++++ Extracted data ++++

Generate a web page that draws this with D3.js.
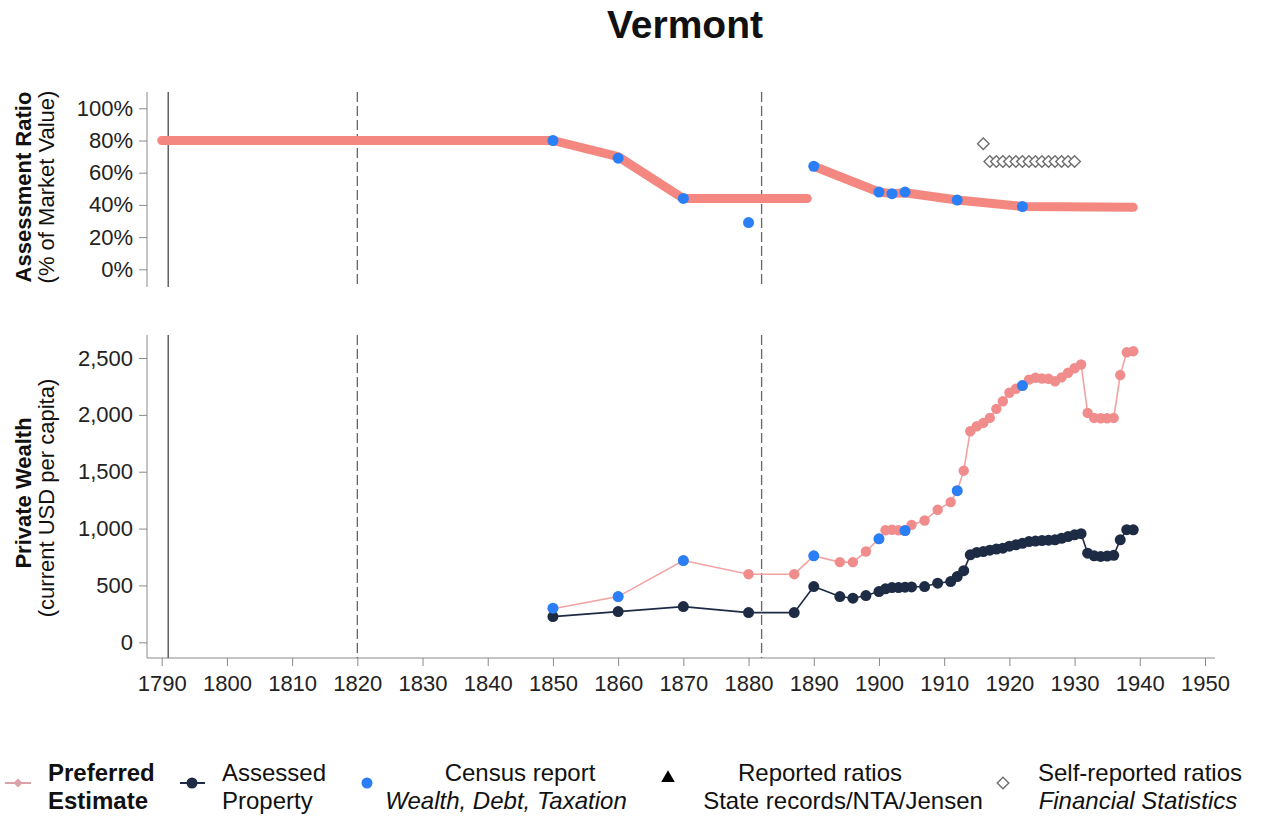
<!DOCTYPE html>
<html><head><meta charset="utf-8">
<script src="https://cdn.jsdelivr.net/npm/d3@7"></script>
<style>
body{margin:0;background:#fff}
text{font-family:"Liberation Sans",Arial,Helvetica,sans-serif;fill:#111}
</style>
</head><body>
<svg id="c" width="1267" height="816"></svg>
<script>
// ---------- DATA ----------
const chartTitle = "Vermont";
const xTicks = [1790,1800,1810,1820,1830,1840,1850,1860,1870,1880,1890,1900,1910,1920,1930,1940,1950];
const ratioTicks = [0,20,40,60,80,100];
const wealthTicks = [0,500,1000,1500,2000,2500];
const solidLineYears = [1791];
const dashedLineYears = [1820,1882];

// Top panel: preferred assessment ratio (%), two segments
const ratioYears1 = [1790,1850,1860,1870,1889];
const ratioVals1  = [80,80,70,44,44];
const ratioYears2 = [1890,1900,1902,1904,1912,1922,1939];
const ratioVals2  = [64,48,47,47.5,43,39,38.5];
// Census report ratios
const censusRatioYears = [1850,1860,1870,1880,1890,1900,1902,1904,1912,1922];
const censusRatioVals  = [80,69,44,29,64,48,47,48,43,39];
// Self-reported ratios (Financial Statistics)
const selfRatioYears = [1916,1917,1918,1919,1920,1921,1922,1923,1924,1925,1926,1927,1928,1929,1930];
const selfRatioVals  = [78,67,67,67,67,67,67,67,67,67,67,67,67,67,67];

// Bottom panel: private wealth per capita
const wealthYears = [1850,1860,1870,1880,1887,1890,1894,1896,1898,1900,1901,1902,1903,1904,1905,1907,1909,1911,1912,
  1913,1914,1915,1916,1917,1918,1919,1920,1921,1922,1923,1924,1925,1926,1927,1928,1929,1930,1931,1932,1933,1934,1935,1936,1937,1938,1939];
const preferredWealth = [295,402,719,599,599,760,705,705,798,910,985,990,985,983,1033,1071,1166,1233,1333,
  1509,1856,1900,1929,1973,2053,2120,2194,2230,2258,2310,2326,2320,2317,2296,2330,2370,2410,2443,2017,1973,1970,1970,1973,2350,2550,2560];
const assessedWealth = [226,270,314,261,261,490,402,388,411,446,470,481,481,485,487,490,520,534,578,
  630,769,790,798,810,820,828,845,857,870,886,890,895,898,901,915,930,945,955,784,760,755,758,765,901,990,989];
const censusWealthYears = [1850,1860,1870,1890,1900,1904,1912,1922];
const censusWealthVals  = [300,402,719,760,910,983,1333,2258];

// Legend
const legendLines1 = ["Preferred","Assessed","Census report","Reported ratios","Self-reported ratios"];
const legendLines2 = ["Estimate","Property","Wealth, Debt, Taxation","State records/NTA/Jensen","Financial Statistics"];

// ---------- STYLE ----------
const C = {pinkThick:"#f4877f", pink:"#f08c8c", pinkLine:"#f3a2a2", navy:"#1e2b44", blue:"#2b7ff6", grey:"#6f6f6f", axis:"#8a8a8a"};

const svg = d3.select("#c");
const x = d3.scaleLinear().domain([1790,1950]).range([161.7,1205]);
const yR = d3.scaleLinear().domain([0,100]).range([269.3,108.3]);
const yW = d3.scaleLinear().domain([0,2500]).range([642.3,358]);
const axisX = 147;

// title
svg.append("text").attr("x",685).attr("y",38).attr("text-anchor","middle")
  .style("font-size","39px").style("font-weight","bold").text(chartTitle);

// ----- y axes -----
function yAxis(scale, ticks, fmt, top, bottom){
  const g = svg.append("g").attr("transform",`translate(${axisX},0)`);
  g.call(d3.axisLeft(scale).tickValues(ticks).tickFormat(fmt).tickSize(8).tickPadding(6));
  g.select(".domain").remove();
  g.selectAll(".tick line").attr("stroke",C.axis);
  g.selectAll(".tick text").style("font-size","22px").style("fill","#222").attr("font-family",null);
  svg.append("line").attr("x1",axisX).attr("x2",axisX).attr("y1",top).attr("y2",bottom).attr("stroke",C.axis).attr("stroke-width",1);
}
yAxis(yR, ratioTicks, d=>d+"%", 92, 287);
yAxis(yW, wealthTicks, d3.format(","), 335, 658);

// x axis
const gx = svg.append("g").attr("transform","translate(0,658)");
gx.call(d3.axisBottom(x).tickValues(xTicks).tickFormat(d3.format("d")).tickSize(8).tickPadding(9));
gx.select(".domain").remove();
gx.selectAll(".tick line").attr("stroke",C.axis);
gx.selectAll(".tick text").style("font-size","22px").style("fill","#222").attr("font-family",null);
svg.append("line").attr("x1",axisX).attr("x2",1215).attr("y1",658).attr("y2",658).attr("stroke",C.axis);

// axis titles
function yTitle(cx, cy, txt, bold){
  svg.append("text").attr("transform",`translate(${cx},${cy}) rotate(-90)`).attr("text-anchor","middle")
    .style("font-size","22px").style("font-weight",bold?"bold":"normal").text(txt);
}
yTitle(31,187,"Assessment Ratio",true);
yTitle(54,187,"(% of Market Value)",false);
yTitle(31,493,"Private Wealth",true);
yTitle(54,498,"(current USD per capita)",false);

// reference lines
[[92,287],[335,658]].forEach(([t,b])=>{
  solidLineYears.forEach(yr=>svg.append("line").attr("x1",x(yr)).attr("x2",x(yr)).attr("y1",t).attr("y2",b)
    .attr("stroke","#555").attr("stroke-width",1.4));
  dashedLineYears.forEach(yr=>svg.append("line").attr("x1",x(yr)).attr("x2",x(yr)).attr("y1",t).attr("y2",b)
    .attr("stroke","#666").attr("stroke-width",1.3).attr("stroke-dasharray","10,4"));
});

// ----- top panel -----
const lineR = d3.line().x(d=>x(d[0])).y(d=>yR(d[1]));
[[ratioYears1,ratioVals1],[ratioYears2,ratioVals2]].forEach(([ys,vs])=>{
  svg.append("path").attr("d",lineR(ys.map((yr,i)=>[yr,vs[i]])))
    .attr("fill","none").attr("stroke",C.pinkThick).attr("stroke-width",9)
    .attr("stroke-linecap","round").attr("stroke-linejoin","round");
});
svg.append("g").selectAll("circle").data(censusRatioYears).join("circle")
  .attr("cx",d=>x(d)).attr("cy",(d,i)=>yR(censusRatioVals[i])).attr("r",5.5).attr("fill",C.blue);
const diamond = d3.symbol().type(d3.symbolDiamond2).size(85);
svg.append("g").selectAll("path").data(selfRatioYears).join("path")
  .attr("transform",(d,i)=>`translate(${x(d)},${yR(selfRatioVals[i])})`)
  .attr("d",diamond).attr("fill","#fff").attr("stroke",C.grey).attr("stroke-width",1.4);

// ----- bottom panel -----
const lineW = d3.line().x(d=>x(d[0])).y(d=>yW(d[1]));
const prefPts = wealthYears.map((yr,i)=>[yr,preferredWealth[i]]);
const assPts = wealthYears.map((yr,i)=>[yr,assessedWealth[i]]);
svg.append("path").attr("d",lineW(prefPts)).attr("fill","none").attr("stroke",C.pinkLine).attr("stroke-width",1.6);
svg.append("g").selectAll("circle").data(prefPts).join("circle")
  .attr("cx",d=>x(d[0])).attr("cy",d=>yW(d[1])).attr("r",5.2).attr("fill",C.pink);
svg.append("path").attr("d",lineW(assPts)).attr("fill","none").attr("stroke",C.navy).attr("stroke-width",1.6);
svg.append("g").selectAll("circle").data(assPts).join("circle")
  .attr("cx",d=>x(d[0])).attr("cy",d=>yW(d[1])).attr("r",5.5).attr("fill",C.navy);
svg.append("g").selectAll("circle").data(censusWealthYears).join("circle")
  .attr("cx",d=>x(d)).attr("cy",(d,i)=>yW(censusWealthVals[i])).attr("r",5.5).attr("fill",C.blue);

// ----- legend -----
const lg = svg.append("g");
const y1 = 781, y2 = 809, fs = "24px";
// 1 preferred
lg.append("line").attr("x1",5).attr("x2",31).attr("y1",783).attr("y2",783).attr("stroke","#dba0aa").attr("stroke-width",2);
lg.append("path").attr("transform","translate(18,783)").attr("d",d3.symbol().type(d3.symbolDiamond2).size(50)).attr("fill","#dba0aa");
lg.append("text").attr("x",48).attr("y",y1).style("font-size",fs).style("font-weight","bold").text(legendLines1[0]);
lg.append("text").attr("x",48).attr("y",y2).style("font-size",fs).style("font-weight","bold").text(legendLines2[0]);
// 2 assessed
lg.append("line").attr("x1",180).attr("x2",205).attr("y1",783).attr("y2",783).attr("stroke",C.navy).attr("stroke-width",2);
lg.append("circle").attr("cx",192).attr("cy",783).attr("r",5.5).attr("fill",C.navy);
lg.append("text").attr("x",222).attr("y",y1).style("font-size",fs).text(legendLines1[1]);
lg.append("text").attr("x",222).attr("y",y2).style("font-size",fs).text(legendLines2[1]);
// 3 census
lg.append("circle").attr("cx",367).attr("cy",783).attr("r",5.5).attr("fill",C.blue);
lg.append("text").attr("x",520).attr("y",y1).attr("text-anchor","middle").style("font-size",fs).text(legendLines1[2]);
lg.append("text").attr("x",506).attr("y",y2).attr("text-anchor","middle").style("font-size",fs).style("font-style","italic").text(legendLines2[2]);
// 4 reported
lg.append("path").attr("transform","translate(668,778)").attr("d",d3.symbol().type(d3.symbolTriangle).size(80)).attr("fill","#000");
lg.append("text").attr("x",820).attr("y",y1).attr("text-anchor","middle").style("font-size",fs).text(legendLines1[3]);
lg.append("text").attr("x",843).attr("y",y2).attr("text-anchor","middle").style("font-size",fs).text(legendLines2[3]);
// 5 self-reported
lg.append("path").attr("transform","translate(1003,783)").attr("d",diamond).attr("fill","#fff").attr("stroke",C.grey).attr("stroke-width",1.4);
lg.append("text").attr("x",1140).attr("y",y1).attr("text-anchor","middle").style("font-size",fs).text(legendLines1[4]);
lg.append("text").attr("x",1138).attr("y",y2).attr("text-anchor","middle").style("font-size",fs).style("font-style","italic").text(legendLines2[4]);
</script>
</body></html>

++++
++++ Extracted data ++++

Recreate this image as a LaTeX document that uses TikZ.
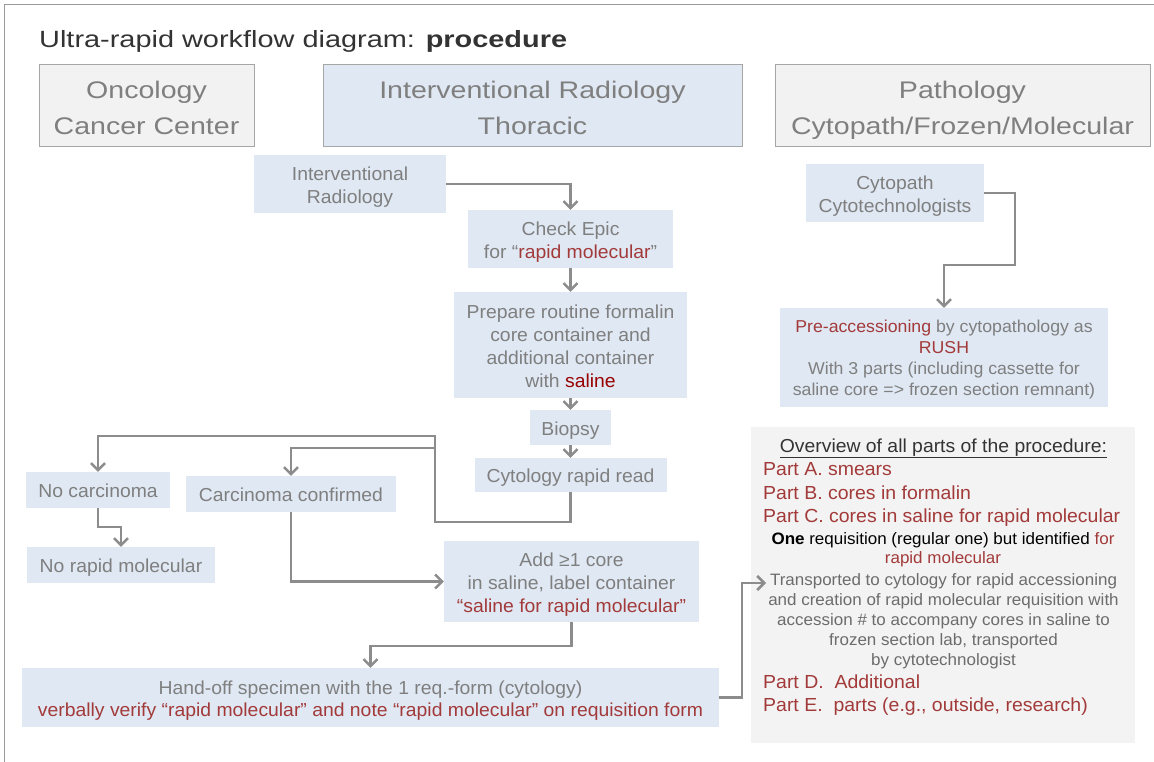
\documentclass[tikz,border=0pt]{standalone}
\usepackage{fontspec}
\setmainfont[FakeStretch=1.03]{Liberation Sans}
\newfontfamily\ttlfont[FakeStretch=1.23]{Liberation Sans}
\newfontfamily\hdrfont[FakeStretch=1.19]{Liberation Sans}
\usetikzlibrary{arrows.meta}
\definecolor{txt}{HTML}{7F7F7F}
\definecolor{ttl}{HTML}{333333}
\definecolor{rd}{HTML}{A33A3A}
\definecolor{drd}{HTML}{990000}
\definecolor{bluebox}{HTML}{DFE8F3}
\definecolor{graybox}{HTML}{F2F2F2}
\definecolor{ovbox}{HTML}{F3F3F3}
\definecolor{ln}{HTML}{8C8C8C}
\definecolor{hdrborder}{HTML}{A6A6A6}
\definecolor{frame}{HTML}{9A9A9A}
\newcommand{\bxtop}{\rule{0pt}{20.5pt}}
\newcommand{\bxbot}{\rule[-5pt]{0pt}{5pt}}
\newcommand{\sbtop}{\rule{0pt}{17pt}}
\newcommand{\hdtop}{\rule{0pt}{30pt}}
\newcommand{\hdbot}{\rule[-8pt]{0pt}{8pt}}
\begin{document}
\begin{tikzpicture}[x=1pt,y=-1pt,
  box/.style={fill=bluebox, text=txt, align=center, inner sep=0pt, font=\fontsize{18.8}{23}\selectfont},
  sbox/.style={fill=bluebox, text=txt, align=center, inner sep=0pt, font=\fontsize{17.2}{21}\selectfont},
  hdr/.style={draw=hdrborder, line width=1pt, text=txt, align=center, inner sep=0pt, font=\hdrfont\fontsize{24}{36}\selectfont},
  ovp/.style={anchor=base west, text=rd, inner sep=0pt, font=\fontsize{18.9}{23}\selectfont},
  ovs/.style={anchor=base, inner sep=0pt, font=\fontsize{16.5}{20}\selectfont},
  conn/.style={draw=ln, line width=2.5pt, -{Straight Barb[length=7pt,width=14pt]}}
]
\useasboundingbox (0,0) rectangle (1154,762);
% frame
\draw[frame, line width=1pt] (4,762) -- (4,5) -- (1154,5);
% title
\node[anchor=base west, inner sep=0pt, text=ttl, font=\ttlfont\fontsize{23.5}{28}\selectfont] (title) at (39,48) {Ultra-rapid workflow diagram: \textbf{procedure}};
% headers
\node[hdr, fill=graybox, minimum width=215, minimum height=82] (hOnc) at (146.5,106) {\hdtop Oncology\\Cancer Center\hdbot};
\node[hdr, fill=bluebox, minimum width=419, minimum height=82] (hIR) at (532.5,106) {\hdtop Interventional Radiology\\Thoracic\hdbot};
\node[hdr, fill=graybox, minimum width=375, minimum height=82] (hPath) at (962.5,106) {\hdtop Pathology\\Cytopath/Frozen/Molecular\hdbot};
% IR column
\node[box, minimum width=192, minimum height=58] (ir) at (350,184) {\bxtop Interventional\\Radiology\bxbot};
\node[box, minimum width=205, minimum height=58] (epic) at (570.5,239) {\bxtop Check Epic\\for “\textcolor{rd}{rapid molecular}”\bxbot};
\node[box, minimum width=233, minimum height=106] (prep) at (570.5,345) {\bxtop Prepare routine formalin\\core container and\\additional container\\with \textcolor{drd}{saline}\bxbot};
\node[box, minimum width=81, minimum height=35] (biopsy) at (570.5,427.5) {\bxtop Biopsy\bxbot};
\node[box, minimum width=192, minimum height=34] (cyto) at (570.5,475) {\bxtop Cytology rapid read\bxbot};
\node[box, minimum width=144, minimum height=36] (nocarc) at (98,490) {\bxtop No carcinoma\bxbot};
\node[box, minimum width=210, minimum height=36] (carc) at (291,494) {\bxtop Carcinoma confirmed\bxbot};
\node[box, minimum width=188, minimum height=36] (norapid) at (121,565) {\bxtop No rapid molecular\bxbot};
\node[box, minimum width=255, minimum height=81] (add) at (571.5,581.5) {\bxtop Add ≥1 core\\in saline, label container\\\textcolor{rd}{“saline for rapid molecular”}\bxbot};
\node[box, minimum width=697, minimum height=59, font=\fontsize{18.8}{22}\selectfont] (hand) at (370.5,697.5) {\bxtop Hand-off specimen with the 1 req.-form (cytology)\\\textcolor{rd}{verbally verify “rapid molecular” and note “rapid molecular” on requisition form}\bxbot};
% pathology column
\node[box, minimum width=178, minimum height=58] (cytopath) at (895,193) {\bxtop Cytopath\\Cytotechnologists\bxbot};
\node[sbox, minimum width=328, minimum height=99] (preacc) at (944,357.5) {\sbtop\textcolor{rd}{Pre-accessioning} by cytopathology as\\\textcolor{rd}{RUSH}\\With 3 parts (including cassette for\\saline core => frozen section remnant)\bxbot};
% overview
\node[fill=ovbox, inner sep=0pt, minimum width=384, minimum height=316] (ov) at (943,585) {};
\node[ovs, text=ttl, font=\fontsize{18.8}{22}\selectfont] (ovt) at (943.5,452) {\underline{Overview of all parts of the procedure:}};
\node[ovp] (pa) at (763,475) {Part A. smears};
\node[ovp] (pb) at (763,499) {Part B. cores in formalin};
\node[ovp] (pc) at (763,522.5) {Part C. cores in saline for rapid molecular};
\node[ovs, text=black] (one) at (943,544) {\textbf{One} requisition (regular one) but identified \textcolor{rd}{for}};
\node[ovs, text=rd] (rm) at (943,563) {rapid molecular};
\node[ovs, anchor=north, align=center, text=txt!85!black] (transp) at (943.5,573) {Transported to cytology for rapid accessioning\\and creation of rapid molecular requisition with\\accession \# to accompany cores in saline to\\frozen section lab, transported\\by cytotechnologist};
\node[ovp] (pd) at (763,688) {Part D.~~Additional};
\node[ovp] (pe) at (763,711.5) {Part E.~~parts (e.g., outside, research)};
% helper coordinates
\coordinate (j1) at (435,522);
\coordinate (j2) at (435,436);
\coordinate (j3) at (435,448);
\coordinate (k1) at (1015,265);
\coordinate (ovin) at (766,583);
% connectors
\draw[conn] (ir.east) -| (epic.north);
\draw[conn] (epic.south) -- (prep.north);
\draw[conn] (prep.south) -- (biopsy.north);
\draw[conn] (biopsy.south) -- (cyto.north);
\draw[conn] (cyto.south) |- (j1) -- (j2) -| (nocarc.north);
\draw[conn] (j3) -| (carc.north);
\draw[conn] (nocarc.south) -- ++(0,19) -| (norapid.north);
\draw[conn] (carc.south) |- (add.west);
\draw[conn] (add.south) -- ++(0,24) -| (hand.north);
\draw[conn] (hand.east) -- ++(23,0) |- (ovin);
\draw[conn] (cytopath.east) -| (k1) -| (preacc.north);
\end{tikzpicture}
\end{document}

++++

> **Requirements**
Working from the entries above, return all lines that contain "this".

> **Task answer**
Generate a web page that draws this with D3.js.
Recreate this image as a LaTeX document that uses TikZ.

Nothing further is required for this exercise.